Return precisely the span of lines from the top of the material below to the line containing "fig = plt.figure(figsize=(6.4, 5.38), dpi=100)", both included. Pictures are excluded.

━━━ Recorded information ━━━

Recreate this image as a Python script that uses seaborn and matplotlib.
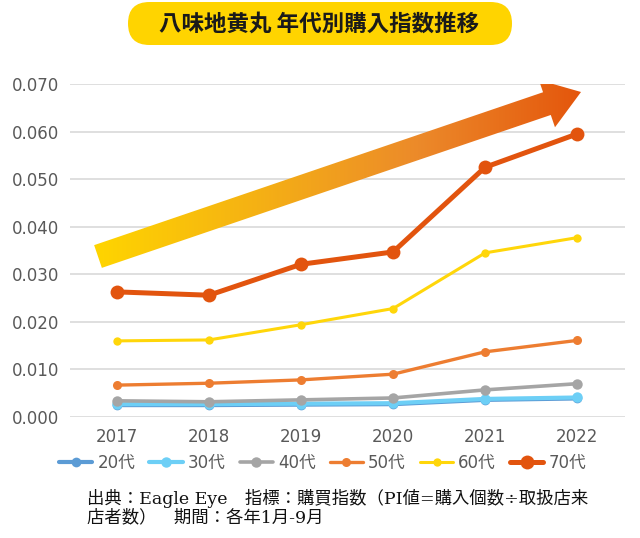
import numpy as np
import pandas as pd
import matplotlib
matplotlib.use("Agg")
import matplotlib.pyplot as plt
from matplotlib.patches import Polygon, FancyBboxPatch
from matplotlib.colors import LinearSegmentedColormap
import seaborn as sns

years = [2017, 2018, 2019, 2020, 2021, 2022]
age_groups = ["20代", "30代", "40代", "50代", "60代", "70代"]
pi_20s = [0.0025, 0.0025, 0.0026, 0.0027, 0.0036, 0.0039]
pi_30s = [0.0027, 0.0027, 0.0028, 0.0029, 0.0038, 0.0041]
pi_40s = [0.0034, 0.0032, 0.0036, 0.0040, 0.0057, 0.0070]
pi_50s = [0.0067, 0.0071, 0.0078, 0.0090, 0.0137, 0.0161]
pi_60s = [0.0160, 0.0162, 0.0194, 0.0228, 0.0345, 0.0377]
pi_70s = [0.0263, 0.0256, 0.0321, 0.0347, 0.0525, 0.0595]
yticks = [0.0, 0.01, 0.02, 0.03, 0.04, 0.05, 0.06, 0.07]

colors = ["#5B9BD5", "#6DCFF6", "#A5A5A5", "#ED7D31", "#FFD60A", "#E2540E"]
line_w = [3.0, 3.0, 2.6, 2.4, 2.2, 3.6]
mark_s = [7, 7.5, 7.5, 6.5, 6, 10]

title = "八味地黄丸 年代別購入指数推移"
note1 = "出典：Eagle Eye　指標：購買指数（PI値=購入個数÷取扱店来"
note2 = "店者数）　期間：各年1月-9月"

df = pd.DataFrame({"year": years * 6,
                   "age": [a for a in age_groups for _ in years],
                   "pi": pi_20s + pi_30s + pi_40s + pi_50s + pi_60s + pi_70s})

sns.set_style("white")
plt.rcParams["font.family"] = ["DejaVu Sans", "Noto Sans CJK JP"]

fig = plt.figure(figsize=(6.4, 5.38), dpi=100)

# overlay in pixel units for the title pill and footer
bg = fig.add_axes([0, 0, 1, 1], zorder=0)
bg.set_xlim(0, 640)
bg.set_ylim(538, 0)
bg.axis("off")
bg.add_patch(FancyBboxPatch((128, 2), 384, 43,
                            boxstyle="round,pad=0,rounding_size=21.5",
                            facecolor="#FFD400", edgecolor="none"))
bg.text(319, 24, title, ha="center", va="center", fontsize=16.2,
        fontweight="bold", color="#1a1a1a", family=["Noto Sans CJK JP"])
bg.text(87, 498, note1, ha="left", va="center", fontsize=12.5, color="#111111",
        family=["DejaVu Serif", "Noto Sans CJK JP"])
bg.text(87, 518, note2, ha="left", va="center", fontsize=12.5, color="#111111",
        family=["DejaVu Serif", "Noto Sans CJK JP"])

ax = fig.add_axes([70 / 640, 1 - 417 / 538, 555 / 640, 333 / 538], zorder=1)
ax.set_facecolor("none")

for age, c, lw, ms in zip(age_groups, colors, line_w, mark_s):
    sns.lineplot(data=df[df["age"] == age], x="year", y="pi", ax=ax, color=c,
                 linewidth=lw, marker="o", markersize=ms, markeredgewidth=0,
                 label=age, zorder=3)

xlim = (2016.49, 2022.52)
ylim = (0, 0.07)
ax.set_xlim(*xlim)
ax.set_ylim(*ylim)
ax.set_xticks(years)
ax.set_yticks(yticks)
ax.set_yticklabels([f"{v:.3f}" for v in yticks])
ax.set_xlabel("")
ax.set_ylabel("")
ax.tick_params(axis="both", length=0, labelsize=12, labelcolor="#595959")
ax.tick_params(axis="y", pad=8)
ax.tick_params(axis="x", pad=8)
ax.yaxis.grid(True, color="#D9D9D9", linewidth=1.2)
ax.set_axisbelow(True)
sns.despine(ax=ax, left=True, bottom=True)

# gradient trend arrow (decoration), geometry in display pixels
fig.canvas.draw()
tail = np.array([98.0, 538 - 256.5])
tip = np.array([581.0, 538 - 92.0])
u = (tip - tail) / np.linalg.norm(tip - tail)
n = np.array([-u[1], u[0]])
shaft_hw, head_hw, head_len = 12.0, 25.0, 36.0
base = tip - head_len * u
pts_px = np.array([tail + n * shaft_hw, base + n * shaft_hw, base + n * head_hw, tip,
                   base - n * head_hw, base - n * shaft_hw, tail - n * shaft_hw])
pts = ax.transData.inverted().transform(pts_px)
arrow = Polygon(pts, closed=True, facecolor="none", edgecolor="none")
ax.add_patch(arrow)
cmap = LinearSegmentedColormap.from_list("trend", ["#FFD500", "#F5B114", "#EC8A2A", "#E4560C"])
grad = np.linspace(0, 1, 256).reshape(1, -1)
im = ax.imshow(grad, cmap=cmap, aspect="auto", zorder=2,
               extent=[pts[:, 0].min(), pts[:, 0].max(), pts[:, 1].min(), pts[:, 1].max()])
im.set_clip_path(arrow)
ax.set_xlim(*xlim)
ax.set_ylim(*ylim)

handles, labels = ax.get_legend_handles_labels()
ax.legend_.remove()
fig.legend(handles, labels, loc="center", bbox_to_anchor=(0.504, 1 - 463 / 538),
           ncol=6, frameon=False, fontsize=12, handlelength=2.0, handletextpad=0.3,
           columnspacing=0.85, labelcolor="#595959")

fig.savefig("out.png", dpi=100, facecolor="white")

━━━

## Expected answer
Recreate this image as a Python script that uses seaborn and matplotlib.
import numpy as np
import pandas as pd
import matplotlib
matplotlib.use("Agg")
import matplotlib.pyplot as plt
from matplotlib.patches import Polygon, FancyBboxPatch
from matplotlib.colors import LinearSegmentedColormap
import seaborn as sns

years = [2017, 2018, 2019, 2020, 2021, 2022]
age_groups = ["20代", "30代", "40代", "50代", "60代", "70代"]
pi_20s = [0.0025, 0.0025, 0.0026, 0.0027, 0.0036, 0.0039]
pi_30s = [0.0027, 0.0027, 0.0028, 0.0029, 0.0038, 0.0041]
pi_40s = [0.0034, 0.0032, 0.0036, 0.0040, 0.0057, 0.0070]
pi_50s = [0.0067, 0.0071, 0.0078, 0.0090, 0.0137, 0.0161]
pi_60s = [0.0160, 0.0162, 0.0194, 0.0228, 0.0345, 0.0377]
pi_70s = [0.0263, 0.0256, 0.0321, 0.0347, 0.0525, 0.0595]
yticks = [0.0, 0.01, 0.02, 0.03, 0.04, 0.05, 0.06, 0.07]

colors = ["#5B9BD5", "#6DCFF6", "#A5A5A5", "#ED7D31", "#FFD60A", "#E2540E"]
line_w = [3.0, 3.0, 2.6, 2.4, 2.2, 3.6]
mark_s = [7, 7.5, 7.5, 6.5, 6, 10]

title = "八味地黄丸 年代別購入指数推移"
note1 = "出典：Eagle Eye　指標：購買指数（PI値=購入個数÷取扱店来"
note2 = "店者数）　期間：各年1月-9月"

df = pd.DataFrame({"year": years * 6,
                   "age": [a for a in age_groups for _ in years],
                   "pi": pi_20s + pi_30s + pi_40s + pi_50s + pi_60s + pi_70s})

sns.set_style("white")
plt.rcParams["font.family"] = ["DejaVu Sans", "Noto Sans CJK JP"]

fig = plt.figure(figsize=(6.4, 5.38), dpi=100)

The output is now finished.